Lines of data:
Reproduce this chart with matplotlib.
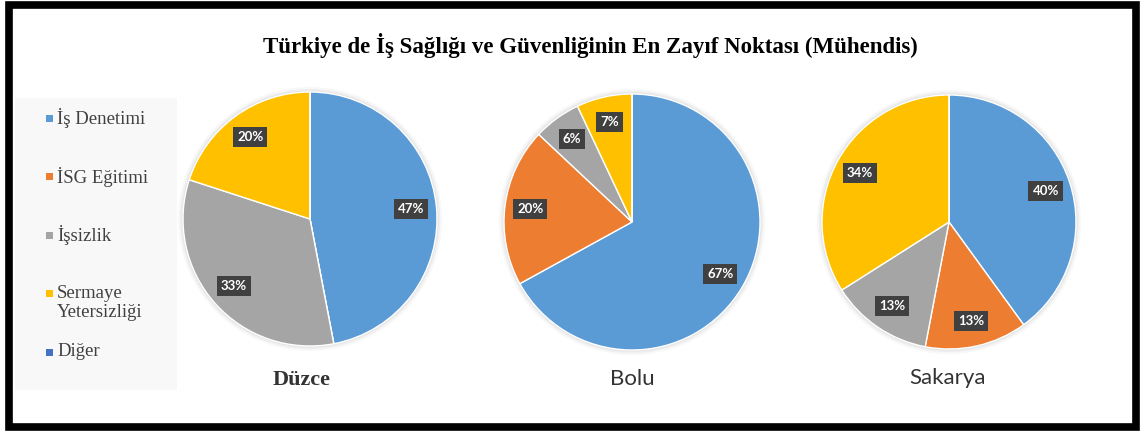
import matplotlib.pyplot as plt
from matplotlib.patches import Rectangle, Circle

# ====================== data ======================
categories = ["İş Denetimi", "İSG Eğitimi", "İşsizlik", "Sermaye\nYetersizliği", "Diğer"]
colors = ["#5B9BD5", "#ED7D31", "#A5A5A5", "#FFC000", "#4472C4"]

cities = ["Düzce", "Bolu", "Sakarya"]
duzce = [47, 0, 33, 20, 0]
bolu = [67, 20, 6, 7, 0]
sakarya = [40, 13, 13, 34, 0]
city_values = [duzce, bolu, sakarya]

title = "Türkiye de İş Sağlığı ve Güvenliğinin En Zayıf Noktası (Mühendis)"

# ====================== layout (pixels) ======================
W, H = 1144, 434
fig = plt.figure(figsize=(W / 100, H / 100), dpi=100)
fig.patch.set_facecolor("white")

# outer black frame
fig.patches.append(Rectangle((9 / W, 1 - 427 / H), 1127 / W, 422 / H,
                             transform=fig.transFigure, fill=False,
                             edgecolor="black", linewidth=5.5))

fig.text(590 / W, 1 - 46 / H, title, ha="center", va="center",
         fontsize=16.5, fontweight="bold", family="Liberation Serif")

# legend background
fig.patches.append(Rectangle((15 / W, 1 - 390 / H), 162 / W, 292 / H,
                             transform=fig.transFigure, facecolor="#F8F8F8",
                             edgecolor="none"))
legend_y = [118, 177, 235, 303, 352]
for cat, col, y in zip(categories, colors, legend_y):
    first_y = y - 10 if "\n" in cat else y
    fig.patches.append(Rectangle((46 / W, 1 - (first_y + 3.5) / H), 7 / W, 7 / H,
                                 transform=fig.transFigure, facecolor=col,
                                 edgecolor="none"))
    fig.text(57 / W, 1 - y / H, cat, ha="left", va="center", fontsize=13.5,
             family="Liberation Serif", color="#404040", linespacing=1.1)

# pies
centers = [(310, 219, 127), (632, 222, 128), (949, 222, 127)]
name_pos = [(302, 380), (632, 379), (948, 378)]
name_font = [("Liberation Serif", "bold"), ("Lato", "normal"), ("Lato", "normal")]
pad = 1.05

for vals, (cx, cy, r), name, (nx, ny), (fam, fw) in zip(city_values, centers, cities,
                                                        name_pos, name_font):
    rp = r * pad
    ax = fig.add_axes([(cx - rp) / W, 1 - (cy + rp) / H, 2 * rp / W, 2 * rp / H])
    # soft shadow
    for rr, a in [(1.04, 0.05), (1.025, 0.07), (1.012, 0.1)]:
        ax.add_patch(Circle((0, 0), rr, facecolor="gray", edgecolor="none",
                            alpha=a, zorder=0))
    wedges, texts, autotexts = ax.pie(
        vals, colors=colors, startangle=90, counterclock=False,
        autopct=lambda p: f"{p:.0f}%" if p > 0 else "", pctdistance=0.8,
        wedgeprops=dict(edgecolor="white", linewidth=1.0))
    for t in autotexts:
        t.set_color("white")
        t.set_fontsize(9.5)
        t.set_family("Lato")
        t.set_fontweight("bold")
        t.set_bbox(dict(boxstyle="square,pad=0.3", facecolor="#404040",
                        edgecolor="none"))
    ax.set_xlim(-pad, pad)
    ax.set_ylim(-pad, pad)
    ax.set_aspect("equal")
    ax.axis("off")
    fig.text(nx / W, 1 - ny / H, name, ha="center", va="center", fontsize=16,
             family=fam, fontweight=fw, color="#333333")

plt.savefig("out.png", dpi=100)
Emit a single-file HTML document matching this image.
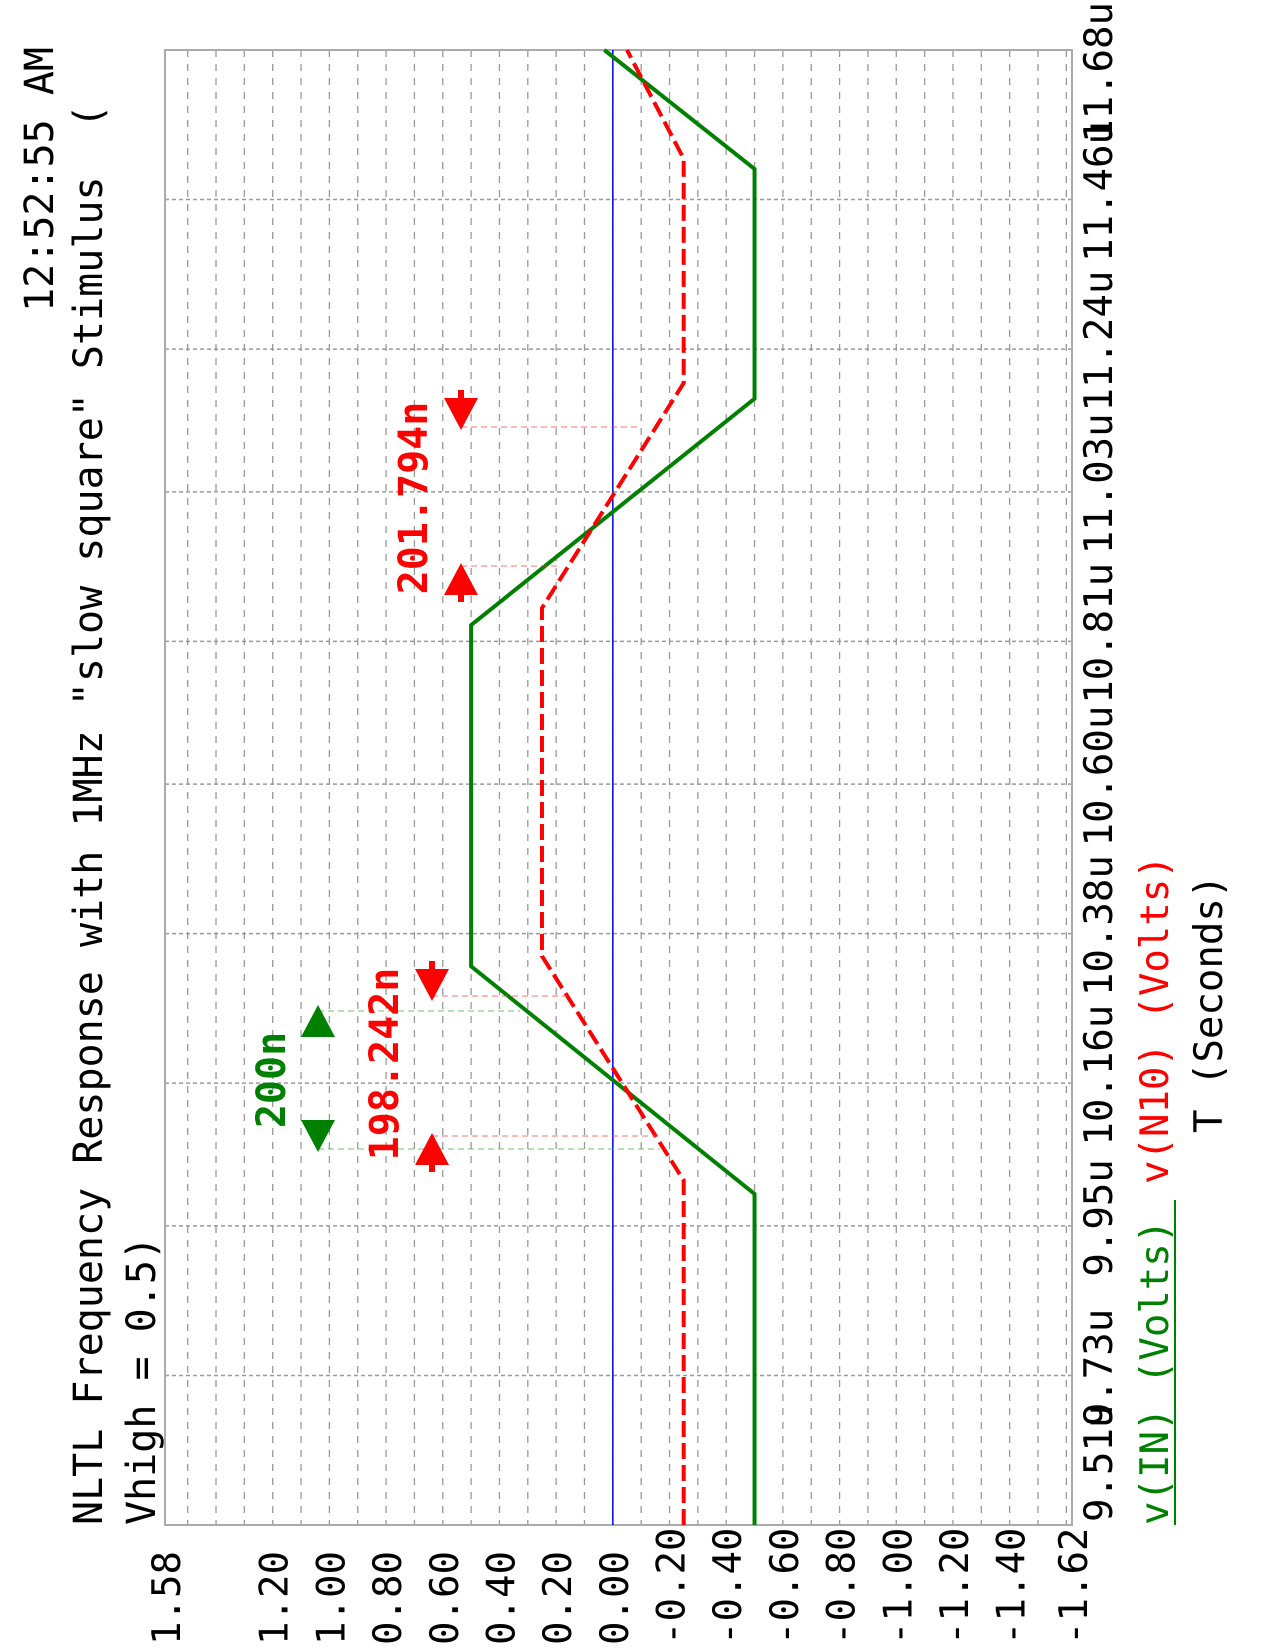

DIRECTIONS ▸
Every record must be copied exactly, with the pictures left out.

EXPECTED ANSWER ▸
Reproduce this chart with matplotlib.
import matplotlib.pyplot as plt
from matplotlib.patches import Rectangle, Circle

# ====================== data ======================
categories = ["İş Denetimi", "İSG Eğitimi", "İşsizlik", "Sermaye\nYetersizliği", "Diğer"]
colors = ["#5B9BD5", "#ED7D31", "#A5A5A5", "#FFC000", "#4472C4"]

cities = ["Düzce", "Bolu", "Sakarya"]
duzce = [47, 0, 33, 20, 0]
bolu = [67, 20, 6, 7, 0]
sakarya = [40, 13, 13, 34, 0]
city_values = [duzce, bolu, sakarya]

title = "Türkiye de İş Sağlığı ve Güvenliğinin En Zayıf Noktası (Mühendis)"

# ====================== layout (pixels) ======================
W, H = 1144, 434
fig = plt.figure(figsize=(W / 100, H / 100), dpi=100)
fig.patch.set_facecolor("white")

# outer black frame
fig.patches.append(Rectangle((9 / W, 1 - 427 / H), 1127 / W, 422 / H,
                             transform=fig.transFigure, fill=False,
                             edgecolor="black", linewidth=5.5))

fig.text(590 / W, 1 - 46 / H, title, ha="center", va="center",
         fontsize=16.5, fontweight="bold", family="Liberation Serif")

# legend background
fig.patches.append(Rectangle((15 / W, 1 - 390 / H), 162 / W, 292 / H,
                             transform=fig.transFigure, facecolor="#F8F8F8",
                             edgecolor="none"))
legend_y = [118, 177, 235, 303, 352]
for cat, col, y in zip(categories, colors, legend_y):
    first_y = y - 10 if "\n" in cat else y
    fig.patches.append(Rectangle((46 / W, 1 - (first_y + 3.5) / H), 7 / W, 7 / H,
                                 transform=fig.transFigure, facecolor=col,
                                 edgecolor="none"))
    fig.text(57 / W, 1 - y / H, cat, ha="left", va="center", fontsize=13.5,
             family="Liberation Serif", color="#404040", linespacing=1.1)

# pies
centers = [(310, 219, 127), (632, 222, 128), (949, 222, 127)]
name_pos = [(302, 380), (632, 379), (948, 378)]
name_font = [("Liberation Serif", "bold"), ("Lato", "normal"), ("Lato", "normal")]
pad = 1.05

for vals, (cx, cy, r), name, (nx, ny), (fam, fw) in zip(city_values, centers, cities,
                                                        name_pos, name_font):
    rp = r * pad
    ax = fig.add_axes([(cx - rp) / W, 1 - (cy + rp) / H, 2 * rp / W, 2 * rp / H])
    # soft shadow
    for rr, a in [(1.04, 0.05), (1.025, 0.07), (1.012, 0.1)]:
        ax.add_patch(Circle((0, 0), rr, facecolor="gray", edgecolor="none",
                            alpha=a, zorder=0))
    wedges, texts, autotexts = ax.pie(
        vals, colors=colors, startangle=90, counterclock=False,
        autopct=lambda p: f"{p:.0f}%" if p > 0 else "", pctdistance=0.8,
        wedgeprops=dict(edgecolor="white", linewidth=1.0))
    for t in autotexts:
        t.set_color("white")
        t.set_fontsize(9.5)
        t.set_family("Lato")
        t.set_fontweight("bold")
        t.set_bbox(dict(boxstyle="square,pad=0.3", facecolor="#404040",
                        edgecolor="none"))
    ax.set_xlim(-pad, pad)
    ax.set_ylim(-pad, pad)
    ax.set_aspect("equal")
    ax.axis("off")
    fig.text(nx / W, 1 - ny / H, name, ha="center", va="center", fontsize=16,
             family=fam, fontweight=fw, color="#333333")

plt.savefig("out.png", dpi=100)
Emit a single-file HTML document matching this image.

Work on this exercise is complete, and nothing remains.